Déjame cuidar mi viña de cuatro patas

Herco (a la derecha) y Lillo (a la izquierda) tomando el sol en el jardín.  En estos días, muchas personas se extrañan de que yo actualmente tenga en mi casa a dos perros guía. Realmente sólo uno lo es -que se llama Herco- y hace un mes que me lo acaban de proporcionar la Fundación ONCE del Perro Guía, pues el otro, Lillo, ya pasó a la reserva: ellos también se jubilan para poder ser ya como mascotas pero, eso sí, con toda la educación y buen comportamiento que se han sabido fraguar durante toda su vida activa.

Cuando llega este momento del cambio, la persona ciega puede quedárselo, como yo he hecho, pero claro, si no tienes una persona contigo que te ayude, estar con dos perros en casa es complicado. Por eso, también se ofrecen dos posibilidades más, como son la de que vuelva a su punto de origen (las fantásticas instalaciones de la Fundación en Boadilla del Monte) o la opción de cederlo para que sea acogido por familias que optan por esta opción altruista y solidaria.

La cuestión de fondo es que en esta sociedad utilitarista en la que no vale lo que no es rentable aparentemente, un perro guía que ya no guía no tiene, para mucha gente, razón de ser. Por ejemplo, en Estados Unidos a los perros guía jubilados se les sacrifica, ya que tienen el concepto de que en casa, aparte del microondas y la nevera, tienen al perro guía y, cuando no funciona como tal, se cambia y listo. Entonces… ¿por qué no me quedo sólo con el más joven y útil?

Me venía a la cabeza la parábola del viñador, cuando el propietario de una higuera que no daba frutos le dijo: “Llevo ya tres años viniendo a esta higuera en busca de fruto y no lo encuentro. Córtala. Para qué va a estar ocupando terreno inútilmente. Y el viñador, sacando la cara por aquella higuera, le reclamó: ‘Déjala todavía este año, yo la cavaré y le echaré abono. Luego, si no da fruto, ya veremos lo que hacemos…”.
¡Qué semejanza con esta experiencia que estoy viviendo con mi perro guía jubilado! Todo lo que aporta lo aparentemente inservible que no se cuantifica y también llena. Compañía, cercanía y un débito moral de que cuando un ser vivo o humano no puede, ahí deben estar otros echándole una mano, como ese Dios que dice en la parábola: “Yo mismo la cavaré y echaré abono”. Un Dios que se remanga y que se pone a trabajar para que su creación dé lo mejor de sí. Un Dios para el que nada ni nadie está “ocupando terreno inútilmente”.
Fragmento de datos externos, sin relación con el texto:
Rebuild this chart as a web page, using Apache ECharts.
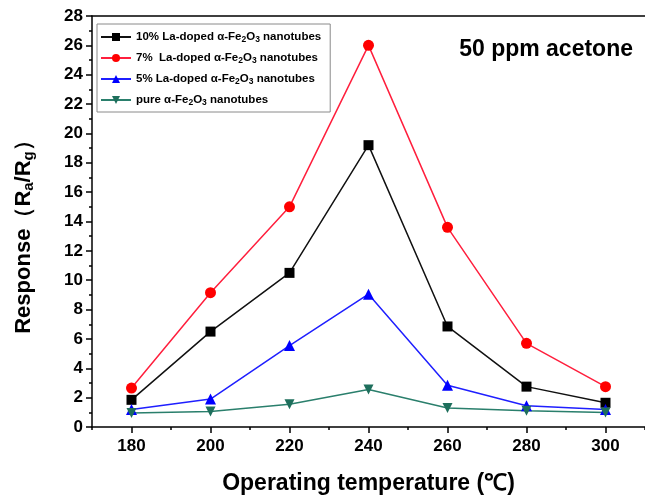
<!DOCTYPE html>
<html>
<head>
<meta charset="utf-8">
<script src="https://cdn.jsdelivr.net/npm/echarts@6/dist/echarts.min.js"></script>
<style>html,body{margin:0;padding:0;background:#fff}#c{width:645px;height:500px}</style>
</head>
<body>
<div id="c"></div>
<script>
var temperatures = [180, 200, 220, 240, 260, 280, 300];
var la10 = [1.85, 6.5, 10.5, 19.2, 6.85, 2.75, 1.65];
var la7 = [2.65, 9.15, 15.0, 26.0, 13.6, 5.7, 2.75];
var la5 = [1.2, 1.9, 5.55, 9.05, 2.85, 1.45, 1.2];
var pure = [0.95, 1.05, 1.55, 2.55, 1.3, 1.1, 0.98];
var xTickLabels = [180, 200, 220, 240, 260, 280, 300];
var xMinorTicks = [170, 190, 210, 230, 250, 270, 290, 310];
var seriesNames = ['10% La-doped α-Fe{s|2}O{s|3} nanotubes', '7%  La-doped α-Fe{s|2}O{s|3} nanotubes', '5% La-doped α-Fe{s|2}O{s|3} nanotubes', 'pure α-Fe{s|2}O{s|3} nanotubes'];

function pairs(v){ return temperatures.map(function(t,i){ return [t, v[i]]; }); }

var font = 'Liberation Sans, Arial, sans-serif';
var chart = echarts.init(document.getElementById('c'), null, {renderer:'canvas'});
var mk = function(name, data, color, lineColor, symbol, size, rot){
  return {
    name: name, type: 'line', data: pairs(data), xAxisIndex: 0, yAxisIndex: 0,
    symbol: symbol, symbolSize: size, symbolRotate: rot || 0,
    itemStyle: {color: color}, lineStyle: {color: lineColor, width: 1.5},
    emphasis: {disabled: true}, z: 3
  };
};
chart.setOption({
  animation: false,
  backgroundColor: '#fff',
  title: {
    text: '50 ppm acetone', right: 7, top: 33,
    textStyle: {fontFamily: font, fontSize: 23, fontWeight: 'bold', color: '#000'}
  },
  legend: {
    orient: 'vertical', left: 97, top: 24,
    padding: [6, 9, 5, 3],
    backgroundColor: '#fff', borderColor: '#8a8a8a', borderWidth: 1,
    itemWidth: 30, itemHeight: 10, itemGap: 7,
    data: seriesNames,
    formatter: function(n){ return n; },
    textStyle: {
      fontFamily: font, fontSize: 11.5, fontWeight: 'bold', color: '#000', lineHeight: 14,
      rich: {
        s: {fontFamily: font, fontSize: 8.5, fontWeight: 'bold', color: '#000', lineHeight: 14, padding: [5, 0, 0, 0]}
      }
    }
  },
  grid: {left: 92, top: 16, width: 556, height: 415, containLabel: false},
  xAxis: [{
    type: 'value', min: 170, max: 310, interval: 10, position: 'bottom',
    name: 'Operating temperature (℃)', nameLocation: 'middle', nameGap: 45,
    nameTextStyle: {fontFamily: font, fontSize: 23, fontWeight: 'bold', color: '#000'},
    axisLine: {show: true, lineStyle: {color: '#000', width: 1.5}},
    axisTick: {show: true, inside: false, length: 6, customValues: xTickLabels, lineStyle: {color: '#000', width: 1.5}},
    axisLabel: {show: true, customValues: xTickLabels, margin: 11, fontFamily: font, fontSize: 17, fontWeight: 'bold', color: '#000'},
    splitLine: {show: false}
  }, {
    type: 'value', min: 170, max: 310, interval: 10, position: 'bottom',
    axisLine: {show: false},
    axisTick: {show: true, length: 3, customValues: xMinorTicks, lineStyle: {color: '#000', width: 1.5}},
    axisLabel: {show: false}, splitLine: {show: false}
  }, {
    type: 'value', min: 170, max: 310, interval: 10, position: 'top',
    axisLine: {show: true, lineStyle: {color: '#000', width: 1.5}},
    axisTick: {show: false}, axisLabel: {show: false}, splitLine: {show: false}
  }],
  yAxis: [{
    type: 'value', min: 0, max: 28, interval: 2, position: 'left',
    name: '{n|Response（R}{s|a}{n|/R}{s|g}{n|）}', nameLocation: 'middle', nameGap: 54, nameRotate: 90,
    nameTextStyle: {
      padding: [0, 20, 0, 0],
      rich: {
        n: {fontFamily: font, fontSize: 22, fontWeight: 'bold', color: '#000', lineHeight: 28},
        s: {fontFamily: font, fontSize: 15, fontWeight: 'bold', color: '#000', lineHeight: 28, padding: [10, 0, 0, 0]}
      }
    },
    axisLine: {show: true, lineStyle: {color: '#000', width: 1.5}},
    axisTick: {show: true, inside: false, length: 6, lineStyle: {color: '#000', width: 1.5}},
    minorTick: {show: true, splitNumber: 2, length: 3, lineStyle: {color: '#000', width: 1.5}},
    axisLabel: {margin: 9, fontFamily: font, fontSize: 17, fontWeight: 'bold', color: '#000'},
    splitLine: {show: false}
  }, {
    type: 'value', min: 0, max: 28, interval: 2, position: 'right',
    axisLine: {show: false},
    axisTick: {show: false}, axisLabel: {show: false}, splitLine: {show: false}
  }],
  series: [
    mk(seriesNames[0], la10, '#000000', '#111111', 'rect', 10),
    mk(seriesNames[1], la7, '#ff0000', '#ff1f3d', 'circle', 11),
    mk(seriesNames[2], la5, '#0000ff', '#1f1fff', 'triangle', 11),
    mk(seriesNames[3], pure, '#1e6f5c', '#2a7f6c', 'triangle', 10, 180)
  ]
});
</script>
</body>
</html>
Por todo esto, estoy orgulloso de haber tomado esta decisión de quedarme hasta que Dios diga con Lillo, que, aunque no pueda guiar, de salud se encuentra muy bien. Sí supone más trabajo, más complicaciones y cambiar hábitos y horarios en función de los dos perritos. En conclusión, otra experiencia que me está marcando por disfrutar de la vida en todas sus fases y, a la vez que yo me voy haciendo mayor, me acuerdo mucho de ese refrán que dice: “De cuarenta para arriba, no te mojes la barriga…”. Eso sí, espero también yo en mi vejez contar con alguien que me escuche, me acaricie, me saque a la calle y, en definitiva, me quiera: sin duda, esa es la clave de la vida.